* _TO DO_
Using the entries that follow, collect the lines where the word "with" appears.

BEGIN DATA TO USE

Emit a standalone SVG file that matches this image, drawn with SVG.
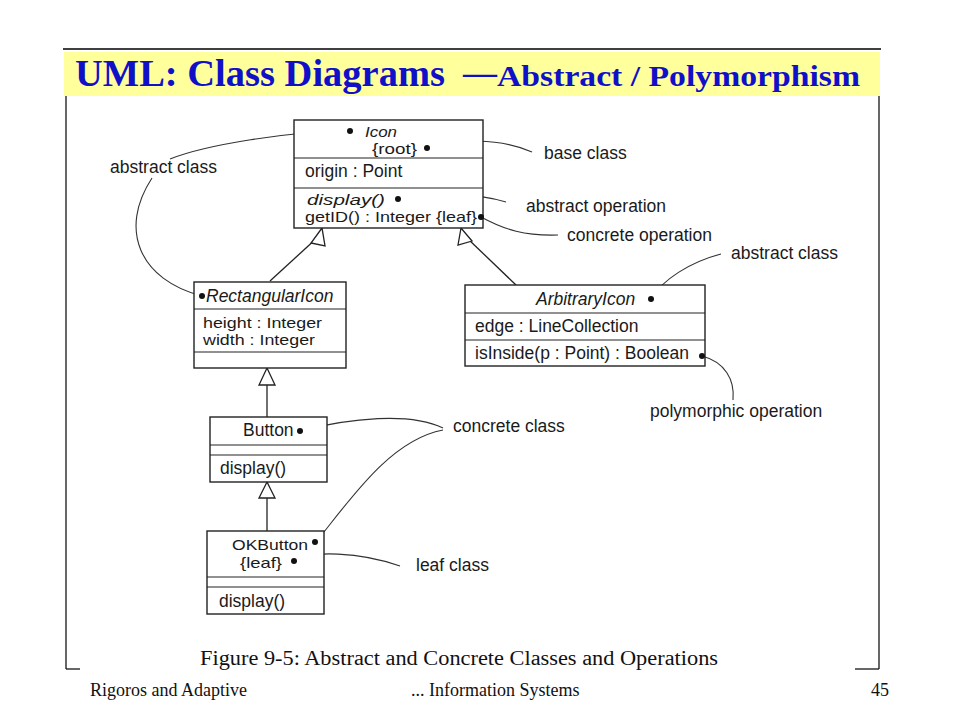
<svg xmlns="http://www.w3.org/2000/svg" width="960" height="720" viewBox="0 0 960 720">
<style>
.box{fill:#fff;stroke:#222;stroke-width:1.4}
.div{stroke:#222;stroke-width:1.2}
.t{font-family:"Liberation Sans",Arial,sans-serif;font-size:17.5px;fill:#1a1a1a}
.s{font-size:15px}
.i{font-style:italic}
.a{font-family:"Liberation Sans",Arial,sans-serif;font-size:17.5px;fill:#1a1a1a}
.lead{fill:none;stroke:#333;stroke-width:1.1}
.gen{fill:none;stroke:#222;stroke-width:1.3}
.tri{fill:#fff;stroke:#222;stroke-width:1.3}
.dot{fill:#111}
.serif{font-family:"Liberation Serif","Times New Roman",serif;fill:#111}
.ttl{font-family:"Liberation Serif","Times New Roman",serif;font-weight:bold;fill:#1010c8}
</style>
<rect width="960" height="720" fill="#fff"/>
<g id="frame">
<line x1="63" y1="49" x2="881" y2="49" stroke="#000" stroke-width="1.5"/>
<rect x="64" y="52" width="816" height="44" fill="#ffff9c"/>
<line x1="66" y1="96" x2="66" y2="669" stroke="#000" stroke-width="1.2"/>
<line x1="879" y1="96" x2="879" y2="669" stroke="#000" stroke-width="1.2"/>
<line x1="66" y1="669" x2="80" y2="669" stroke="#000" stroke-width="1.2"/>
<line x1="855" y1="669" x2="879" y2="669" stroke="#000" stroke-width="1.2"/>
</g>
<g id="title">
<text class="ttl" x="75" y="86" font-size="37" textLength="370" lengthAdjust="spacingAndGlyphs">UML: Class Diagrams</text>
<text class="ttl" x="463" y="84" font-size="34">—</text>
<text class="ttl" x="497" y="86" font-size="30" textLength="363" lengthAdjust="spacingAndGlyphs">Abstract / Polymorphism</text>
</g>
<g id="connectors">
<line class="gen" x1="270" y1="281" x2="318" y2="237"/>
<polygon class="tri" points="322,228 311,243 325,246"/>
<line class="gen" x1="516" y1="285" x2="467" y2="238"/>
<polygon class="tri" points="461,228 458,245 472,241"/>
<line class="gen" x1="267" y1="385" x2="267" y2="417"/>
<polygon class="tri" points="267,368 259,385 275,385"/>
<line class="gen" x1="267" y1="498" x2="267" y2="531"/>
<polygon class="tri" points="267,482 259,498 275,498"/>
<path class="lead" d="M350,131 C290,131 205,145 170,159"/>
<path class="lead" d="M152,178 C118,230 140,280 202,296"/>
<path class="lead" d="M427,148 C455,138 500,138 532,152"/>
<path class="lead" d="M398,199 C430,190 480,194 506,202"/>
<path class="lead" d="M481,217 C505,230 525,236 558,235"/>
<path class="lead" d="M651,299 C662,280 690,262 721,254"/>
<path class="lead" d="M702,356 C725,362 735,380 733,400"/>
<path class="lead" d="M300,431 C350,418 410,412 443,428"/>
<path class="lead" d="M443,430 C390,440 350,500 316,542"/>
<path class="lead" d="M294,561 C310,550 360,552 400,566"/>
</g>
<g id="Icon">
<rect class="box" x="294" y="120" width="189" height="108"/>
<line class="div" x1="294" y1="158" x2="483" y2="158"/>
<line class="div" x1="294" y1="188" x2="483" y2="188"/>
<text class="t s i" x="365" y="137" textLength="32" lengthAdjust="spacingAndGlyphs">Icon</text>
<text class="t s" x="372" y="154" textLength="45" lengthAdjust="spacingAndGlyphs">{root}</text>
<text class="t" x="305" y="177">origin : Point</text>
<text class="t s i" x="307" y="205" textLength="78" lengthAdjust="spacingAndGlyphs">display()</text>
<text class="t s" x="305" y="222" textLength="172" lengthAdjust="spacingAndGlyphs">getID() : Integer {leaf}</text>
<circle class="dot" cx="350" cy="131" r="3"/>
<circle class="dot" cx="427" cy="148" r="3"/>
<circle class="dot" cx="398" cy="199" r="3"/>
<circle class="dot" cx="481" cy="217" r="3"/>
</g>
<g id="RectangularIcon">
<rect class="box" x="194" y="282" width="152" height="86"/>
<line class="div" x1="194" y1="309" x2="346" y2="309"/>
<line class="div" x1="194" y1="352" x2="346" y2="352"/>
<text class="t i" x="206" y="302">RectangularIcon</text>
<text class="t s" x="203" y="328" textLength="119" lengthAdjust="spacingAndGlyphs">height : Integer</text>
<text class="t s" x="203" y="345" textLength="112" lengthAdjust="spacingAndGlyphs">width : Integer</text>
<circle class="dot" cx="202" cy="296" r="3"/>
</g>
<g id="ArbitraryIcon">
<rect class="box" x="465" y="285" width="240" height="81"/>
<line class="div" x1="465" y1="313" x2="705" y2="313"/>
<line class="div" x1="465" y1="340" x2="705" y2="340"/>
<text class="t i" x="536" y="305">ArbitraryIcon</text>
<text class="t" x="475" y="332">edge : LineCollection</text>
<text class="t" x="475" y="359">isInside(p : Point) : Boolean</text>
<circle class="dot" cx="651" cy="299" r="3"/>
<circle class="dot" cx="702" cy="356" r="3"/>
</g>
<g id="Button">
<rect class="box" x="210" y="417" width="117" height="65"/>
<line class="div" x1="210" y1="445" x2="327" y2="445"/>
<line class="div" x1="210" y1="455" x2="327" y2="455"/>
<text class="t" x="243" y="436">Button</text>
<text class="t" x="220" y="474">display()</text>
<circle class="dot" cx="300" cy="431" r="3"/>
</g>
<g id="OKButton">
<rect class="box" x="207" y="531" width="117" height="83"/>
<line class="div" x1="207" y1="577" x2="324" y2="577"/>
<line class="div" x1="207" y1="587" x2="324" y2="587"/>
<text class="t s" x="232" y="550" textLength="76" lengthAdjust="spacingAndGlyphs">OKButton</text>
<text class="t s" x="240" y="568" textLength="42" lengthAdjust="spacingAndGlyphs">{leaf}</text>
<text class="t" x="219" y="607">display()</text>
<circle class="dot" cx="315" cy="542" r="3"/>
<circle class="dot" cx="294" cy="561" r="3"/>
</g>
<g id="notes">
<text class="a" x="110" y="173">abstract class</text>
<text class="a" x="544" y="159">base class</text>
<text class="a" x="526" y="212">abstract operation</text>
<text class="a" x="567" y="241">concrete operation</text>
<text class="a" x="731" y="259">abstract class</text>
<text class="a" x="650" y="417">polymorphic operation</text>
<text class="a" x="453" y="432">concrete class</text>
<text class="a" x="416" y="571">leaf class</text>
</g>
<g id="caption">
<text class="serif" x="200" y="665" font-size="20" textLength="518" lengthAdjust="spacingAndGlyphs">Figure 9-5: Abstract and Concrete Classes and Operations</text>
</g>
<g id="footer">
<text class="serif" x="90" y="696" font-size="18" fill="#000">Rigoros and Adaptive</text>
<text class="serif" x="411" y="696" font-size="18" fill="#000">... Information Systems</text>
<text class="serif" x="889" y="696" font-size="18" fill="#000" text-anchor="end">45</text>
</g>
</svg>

END DATA TO USE
BEGIN DATA TO USE

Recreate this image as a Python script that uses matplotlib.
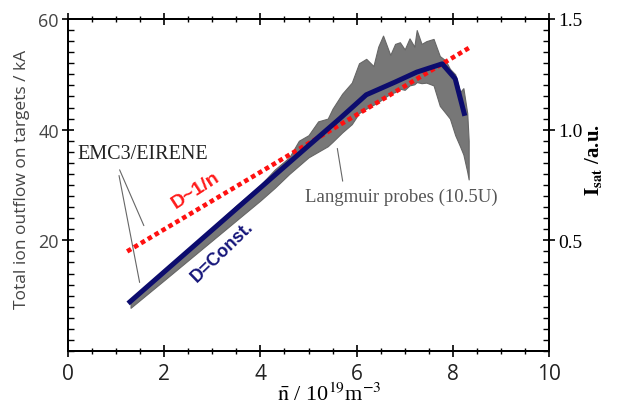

END DATA TO USE
BEGIN DATA TO USE

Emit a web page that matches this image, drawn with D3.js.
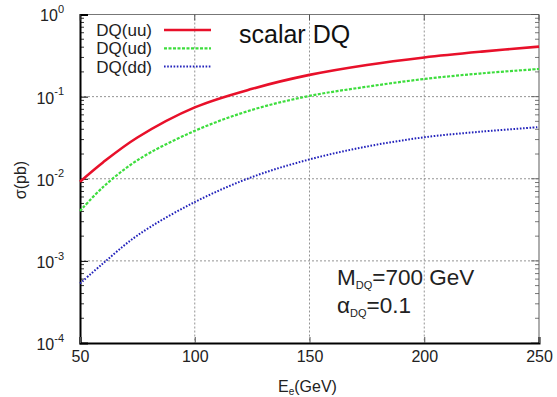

END DATA TO USE

* _RESULT OF THIS EXERCISE_
Emit a standalone SVG file that matches this image, drawn with SVG.
Emit a web page that matches this image, drawn with D3.js.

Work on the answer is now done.